Leaving out every picture, retype the lines below from the top through the one that contains "ax = fig.add_axes([0.0998, 0.1405, 0.8627, 0.70])".

★ ★ ★ ★

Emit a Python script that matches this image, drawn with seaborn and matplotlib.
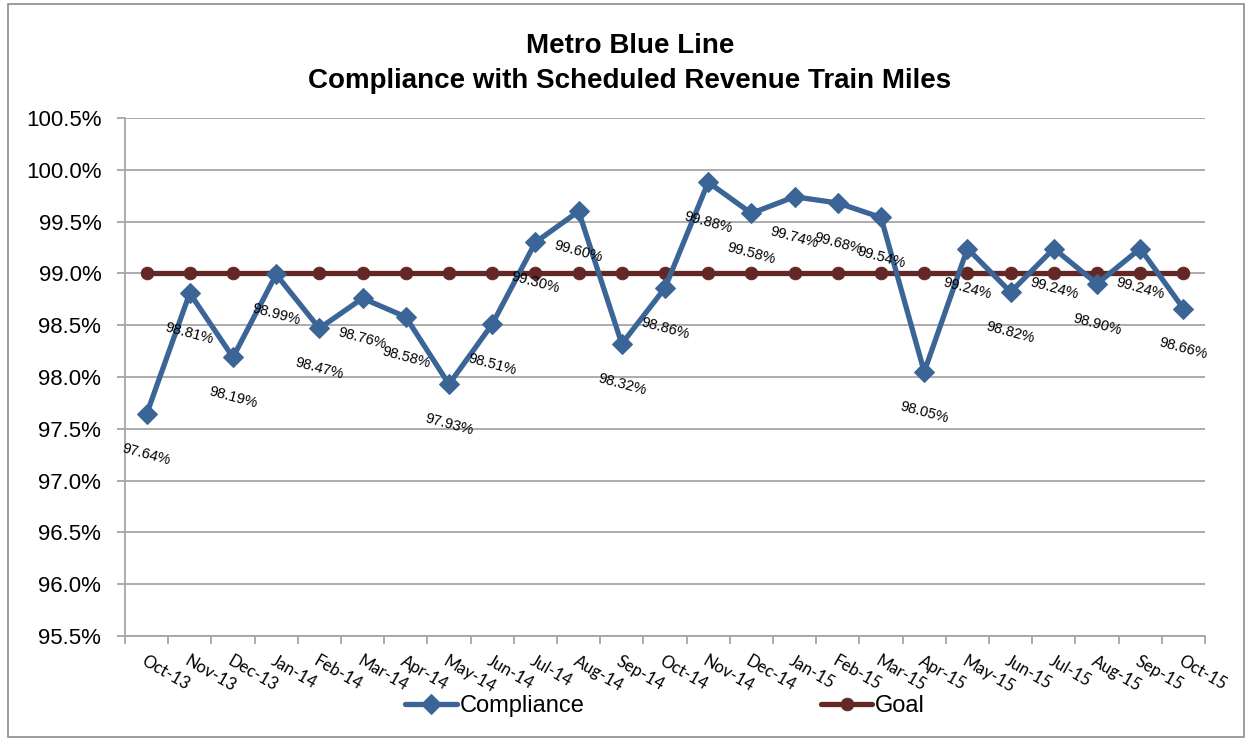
import pandas as pd
import matplotlib
matplotlib.use("Agg")
import matplotlib.pyplot as plt
import seaborn as sns
from matplotlib.patches import Rectangle
from matplotlib.ticker import FuncFormatter, FixedLocator

# Data
months = ["Oct-13", "Nov-13", "Dec-13", "Jan-14", "Feb-14", "Mar-14", "Apr-14",
          "May-14", "Jun-14", "Jul-14", "Aug-14", "Sep-14", "Oct-14", "Nov-14",
          "Dec-14", "Jan-15", "Feb-15", "Mar-15", "Apr-15", "May-15", "Jun-15",
          "Jul-15", "Aug-15", "Sep-15", "Oct-15"]
compliance = [97.64, 98.81, 98.19, 98.99, 98.47, 98.76, 98.58, 97.93, 98.51,
              99.30, 99.60, 98.32, 98.86, 99.88, 99.58, 99.74, 99.68, 99.54,
              98.05, 99.24, 98.82, 99.24, 98.90, 99.24, 98.66]
goal = [99.0] * len(months)

df = pd.DataFrame({"Month": months, "Compliance": compliance, "Goal": goal})

sns.set_theme(style="white")
plt.rcParams["font.family"] = ["Liberation Sans", "DejaVu Sans"]
plt.rcParams["text.color"] = "black"
plt.rcParams["xtick.color"] = "black"
plt.rcParams["ytick.color"] = "black"

blue = "#3B6596"
red = "#632825"
grid = "#A6A6A6"

fig = plt.figure(figsize=(12.52, 7.4), dpi=100)
ax = fig.add_axes([0.0998, 0.1405, 0.8627, 0.70])

sns.lineplot(data=df, x="Month", y="Goal", ax=ax, color=red, lw=3.8,
             marker="o", markersize=9, markeredgecolor=red, label="Goal",
             sort=False, zorder=3)
sns.lineplot(data=df, x="Month", y="Compliance", ax=ax, color=blue, lw=3.8,
             marker="D", markersize=10, markeredgecolor=blue,
             label="Compliance", sort=False, zorder=4)

# data labels
for i, v in enumerate(compliance):
    ax.annotate(f"{v:.2f}%", (i, v), xytext=(0, -29), textcoords="offset points",
                ha="center", va="center", rotation=-15, fontsize=10.5,
                color="black", zorder=5)

ax.set_xlim(-0.5, len(months) - 0.5)
ax.set_ylim(95.5, 100.5)
ax.yaxis.set_major_locator(FixedLocator([95.5 + 0.5 * k for k in range(11)]))
ax.yaxis.set_major_formatter(FuncFormatter(lambda y, _: f"{y:.1f}%"))
ax.grid(axis="y", color=grid, lw=1.3)
ax.set_axisbelow(True)

ax.set_xticks(range(len(months)))
ax.set_xticklabels(months, rotation=-30, ha="left", va="top",
                   rotation_mode="anchor", fontsize=12, family=["Lato", "Liberation Sans"])
ax.set_xticks([k - 0.5 for k in range(len(months) + 1)], minor=True)
ax.tick_params(axis="x", which="major", length=0, pad=12)
ax.tick_params(axis="x", which="minor", length=6, color=grid, width=1.3,
               direction="out", bottom=True)
ax.tick_params(axis="y", labelsize=16, length=6, color=grid, width=1.3,
               direction="out", left=True, pad=11)
ax.set_xlabel("")
ax.set_ylabel("")

for s in ["top", "right"]:
    ax.spines[s].set_visible(False)
for s in ["left", "bottom"]:
    ax.spines[s].set_color(grid)
    ax.spines[s].set_linewidth(1.3)

handles, labels = ax.get_legend_handles_labels()
order = [labels.index("Compliance"), labels.index("Goal")]
ax.legend([handles[k] for k in order], [labels[k] for k in order],
          loc="center", bbox_to_anchor=(0.5, -0.135), ncol=2, frameon=False,
          prop={"size": 17}, columnspacing=10, handlelength=2.2,
          handletextpad=0.1)

fig.text(0.503, 0.914, "Metro Blue Line\nCompliance with Scheduled Revenue Train Miles",
         ha="center", va="center", fontsize=20, fontweight="bold",
         linespacing=1.45)

fig.patches.append(Rectangle((0.006, 0.004), 0.988, 0.99, transform=fig.transFigure,
                             fill=False, edgecolor="#8C8C8C", lw=1.2))

fig.savefig("out.png", dpi=100)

★ ★ ★ ★

> **Solution for this task**:
Emit a Python script that matches this image, drawn with seaborn and matplotlib.
import pandas as pd
import matplotlib
matplotlib.use("Agg")
import matplotlib.pyplot as plt
import seaborn as sns
from matplotlib.patches import Rectangle
from matplotlib.ticker import FuncFormatter, FixedLocator

# Data
months = ["Oct-13", "Nov-13", "Dec-13", "Jan-14", "Feb-14", "Mar-14", "Apr-14",
          "May-14", "Jun-14", "Jul-14", "Aug-14", "Sep-14", "Oct-14", "Nov-14",
          "Dec-14", "Jan-15", "Feb-15", "Mar-15", "Apr-15", "May-15", "Jun-15",
          "Jul-15", "Aug-15", "Sep-15", "Oct-15"]
compliance = [97.64, 98.81, 98.19, 98.99, 98.47, 98.76, 98.58, 97.93, 98.51,
              99.30, 99.60, 98.32, 98.86, 99.88, 99.58, 99.74, 99.68, 99.54,
              98.05, 99.24, 98.82, 99.24, 98.90, 99.24, 98.66]
goal = [99.0] * len(months)

df = pd.DataFrame({"Month": months, "Compliance": compliance, "Goal": goal})

sns.set_theme(style="white")
plt.rcParams["font.family"] = ["Liberation Sans", "DejaVu Sans"]
plt.rcParams["text.color"] = "black"
plt.rcParams["xtick.color"] = "black"
plt.rcParams["ytick.color"] = "black"

blue = "#3B6596"
red = "#632825"
grid = "#A6A6A6"

fig = plt.figure(figsize=(12.52, 7.4), dpi=100)
ax = fig.add_axes([0.0998, 0.1405, 0.8627, 0.70])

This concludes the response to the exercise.